Donnerstag, 21. November 2024

Spielsucht in Deutschland: Sind 30 % der Automaten-Spieler abhängig?

Mann am Spielautomaten stützt Kopf auf seine Arme Spielautomaten gelten neben Online-Glücksspielen als besonders suchterzeugend (Bild: Shutterstock)

Jüngsten Erhebungen der Bundeszentrale für Gesundheitliche Aufklärung zufolge leiden 429.000 Menschen in Deutschland an Spielsucht. Suchtexperten bezeichnen dabei Online-Glücksspiele und Spielautomaten als besonders riskant. Im Gespräch mit der Hessenschau haben zwei Betroffene diesbezüglich ihre Erfahrungen geschildert. In dem am Dienstag veröffentlichten Beitrag kommt zudem eine Suchtberaterin aus Hessen zu Wort.

Spielautomaten laut Experten riskanter als Lotto

Wie Stefanie Höft vom Suchthilfezentrum Wildhof (Offenbach) erklärt, betreue sie Betroffene, die aufgrund ihrer Spielsucht bis zu 300.000 Euro Schulden angehäuft hätten. Der Weg in die Sucht beginne oft schleichend und „in belanglosen Situationen“. Für viele sei es der spontane Einwurf einer Münze in einen Spielautomaten, der zu einem unerwarteten Gewinn führe.

Gewinne am Anfang der „Glücksspiel-Karriere“ hätten oft zur Folge, dass der oder diejenige den Wunsch zum Weiterspielen verspüre. In der Forschung ist man sich heute weitgehend einig, dass gewisse Vorgänge im Gehirn dafür verantwortlich sind.
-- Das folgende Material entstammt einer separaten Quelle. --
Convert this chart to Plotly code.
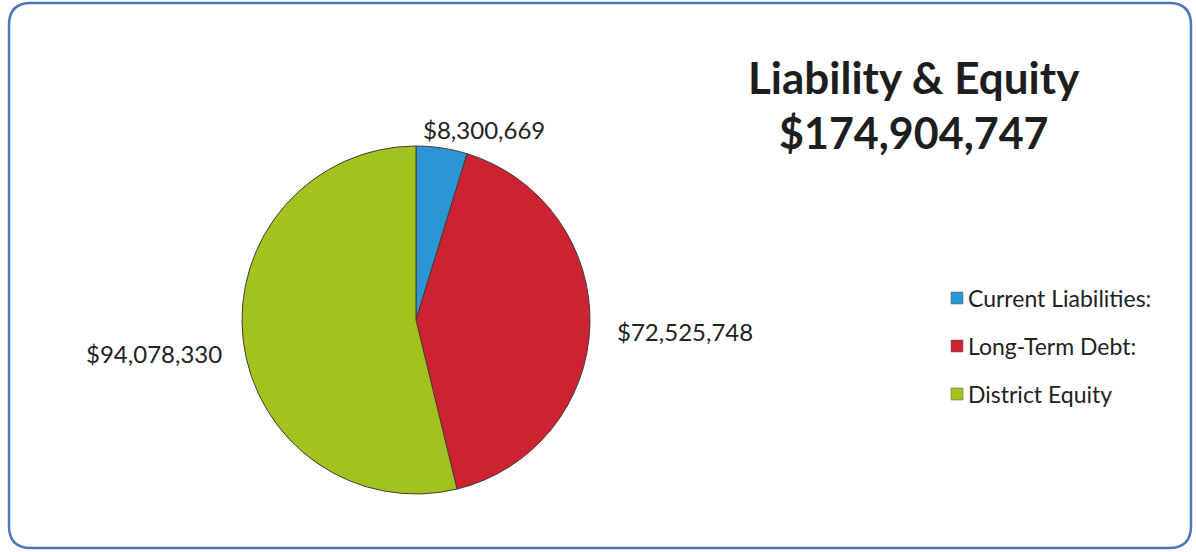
import plotly.graph_objects as go

# Balance-sheet components (USD)
categories = ["Current Liabilities:", "Long-Term Debt:", "District Equity"]
amounts = [8300669, 72525748, 94078330]
colors = ["#2a97d4", "#cc2231", "#a4c21d"]

title_line1 = "Liability & Equity"
total = sum(amounts)

W, H = 1196, 552
FONT = "Lato, 'Open Sans', sans-serif"

# pie placement in pixels
cx, cy, r = 416, 320, 174

fig = go.Figure()
fig.add_trace(go.Pie(
    labels=categories,
    values=amounts,
    sort=False,
    direction="clockwise",
    rotation=0,
    textinfo="none",
    hoverinfo="label+value",
    showlegend=False,
    marker=dict(colors=colors, line=dict(color="#4a3a36", width=1)),
    domain=dict(x=[(cx - r) / W, (cx + r) / W],
                y=[(H - cy - r) / H, (H - cy + r) / H]),
))

# rounded frame around the chart
x0, y0, x1, y1, rad = 9, 3, 1191, 548, 22
def px(x):
    return x / W
def py(y):
    return 1 - y / H
path = (f"M {px(x0 + rad)},{py(y0)} L {px(x1 - rad)},{py(y0)} "
        f"Q {px(x1)},{py(y0)} {px(x1)},{py(y0 + rad)} "
        f"L {px(x1)},{py(y1 - rad)} Q {px(x1)},{py(y1)} {px(x1 - rad)},{py(y1)} "
        f"L {px(x0 + rad)},{py(y1)} Q {px(x0)},{py(y1)} {px(x0)},{py(y1 - rad)} "
        f"L {px(x0)},{py(y0 + rad)} Q {px(x0)},{py(y0)} {px(x0 + rad)},{py(y0)} Z")
shapes = [dict(type="path", path=path, xref="paper", yref="paper",
               line=dict(color="#4a78b8", width=2.5), layer="below")]

annotations = []
# value labels beside each slice
label_pos = [(484, 130), (685, 331), (154, 353)]
for val, (lx, ly) in zip(amounts, label_pos):
    annotations.append(dict(
        x=px(lx), y=py(ly), xref="paper", yref="paper", showarrow=False,
        text=f"${val:,}", font=dict(family=FONT, size=24, color="#222222"),
        xanchor="center", yanchor="middle"))

# title block
annotations.append(dict(
    x=px(914), y=py(77), xref="paper", yref="paper", showarrow=False,
    text=f"<b>{title_line1}</b>", font=dict(family=FONT, size=44, color="#1e1e1e"),
    xanchor="center", yanchor="middle"))
annotations.append(dict(
    x=px(914), y=py(133), xref="paper", yref="paper", showarrow=False,
    text=f"<b>${total:,}</b>", font=dict(family=FONT, size=43, color="#1e1e1e"),
    xanchor="center", yanchor="middle"))

# legend drawn as swatches + text
leg_x, leg_y0, leg_dy, sw = 951, 298, 48, 12
for i, (cat, col) in enumerate(zip(categories, colors)):
    ly = leg_y0 + i * leg_dy
    shapes.append(dict(type="rect", xref="paper", yref="paper",
                       x0=px(leg_x), x1=px(leg_x + sw),
                       y0=py(ly + sw / 2), y1=py(ly - sw / 2),
                       fillcolor=col, line=dict(color="#555555", width=0.5)))
    annotations.append(dict(
        x=px(leg_x + sw + 3), y=py(ly), xref="paper", yref="paper", showarrow=False,
        text=cat, font=dict(family=FONT, size=23, color="#222222"),
        xanchor="left", yanchor="middle"))

fig.update_layout(
    width=W, height=H,
    margin=dict(l=0, r=0, t=0, b=0),
    paper_bgcolor="white",
    plot_bgcolor="white",
    shapes=shapes,
    annotations=annotations,
)

fig.write_html("out.html")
Auch Höft erklärt:

Im Belohnungszentrum des Gehirns passiert beim Spielen am Automaten im Grunde genau das Gleiche, wie wenn jemand Speed konsumiert oder Alkohol trinkt.“

Das Spielen am Automaten mache im Vergleich zu anderen Glücksspielen besonders abgängig. Während Lotto beispielsweise eher „langweilig“ sei, lösten Spielautomaten die Ausschüttung von Dopamin und Adrenalin aus. Von 100 Personen, die am Spielautomaten zockten, entwickelten daher 30 problematisches Spielverhalten, so die Suchtberaterin.

Der Teufelskreis der Spielsucht habe oft verheerende Folgen für die Betroffenen und ihre Angehörigen. Vor allem die finanziellen Verluste, die mit einer Spielsucht fast immer einhergingen, nähmen den Menschen jedwede Hoffnung. Daher sei die Selbstmordrate unter Spielsüchtigen auch drei- bis viermal so hoch wie bei anderen Suchterkrankungen, betont Höft.

Mehr Spielsucht durch Online-Glücksspiele?

Die Sorge um einen möglichen Anstieg von Spielsucht in Deutschland war im letzten Jahr eines der Hauptargumente gegen die Legalisierung des Online-Glücksspiels. Zum jetzigen Zeitpunkt gibt es noch keine Daten dazu, ob die Zahl der Betroffenen angestiegen ist, bzw. langfristig ansteigen wird.

Wie die Fallbeispiele der Hessenschau zeigen, wurde das Spielen im Online-Casino jedoch auch vor Inkrafttreten des Glücksspielstaatsvertrages für einige Menschen zum Problem.

Christian Peters [Name von der Hessenschau geändert] habe bereits 2011 im Alter von 19 Jahren mit dem Online-Glücksspiel begonnen. Immer wieder habe er drei- oder vierstellige Beträge an Online-Spielautomaten gewonnen, um anschließend wieder alles zu verlieren. Er erzählt:

Die Einsätze waren absurd. Ich habe teilweise mit jeder Drehung am Automaten 100, 200 Euro verspielt. Egal ob ich gewinne oder verliere, ich bin immer angespannt. Weil es auch nie vorbei ist."

Heute versuche Peters, seine Spielsucht ohne professionelle Hilfe und allein mit der Unterstützung seiner Freundin zu besiegen. Bereits die zweite Therapie habe hingegen der Rentner Klaus Müller [Name ebenfalls geändert] hinter sich. Anders als Peters habe er erst spät mit dem Glücksspiel angefangen. Mit Mitte 50 habe sein exzessives Glücksspiel in der Spielhalle begonnen.

Innerhalb von fünf Jahren habe er 20.000 Euro verloren. Nach seiner ersten Therapie sei er rückfällig geworden. Erst die zweite Therapie und ein Umzug in eine Kleinstadt in Süddeutschland habe ihm aus der Sucht geholfen.

Geschichten wie die der beiden Männer gibt es viele. Wie hoch dabei die Dunkelziffer der Spielsüchtigen in Deutschland tatsächlich sein könnte, sei laut Suchtexperten jedoch schwer einzuschätzen.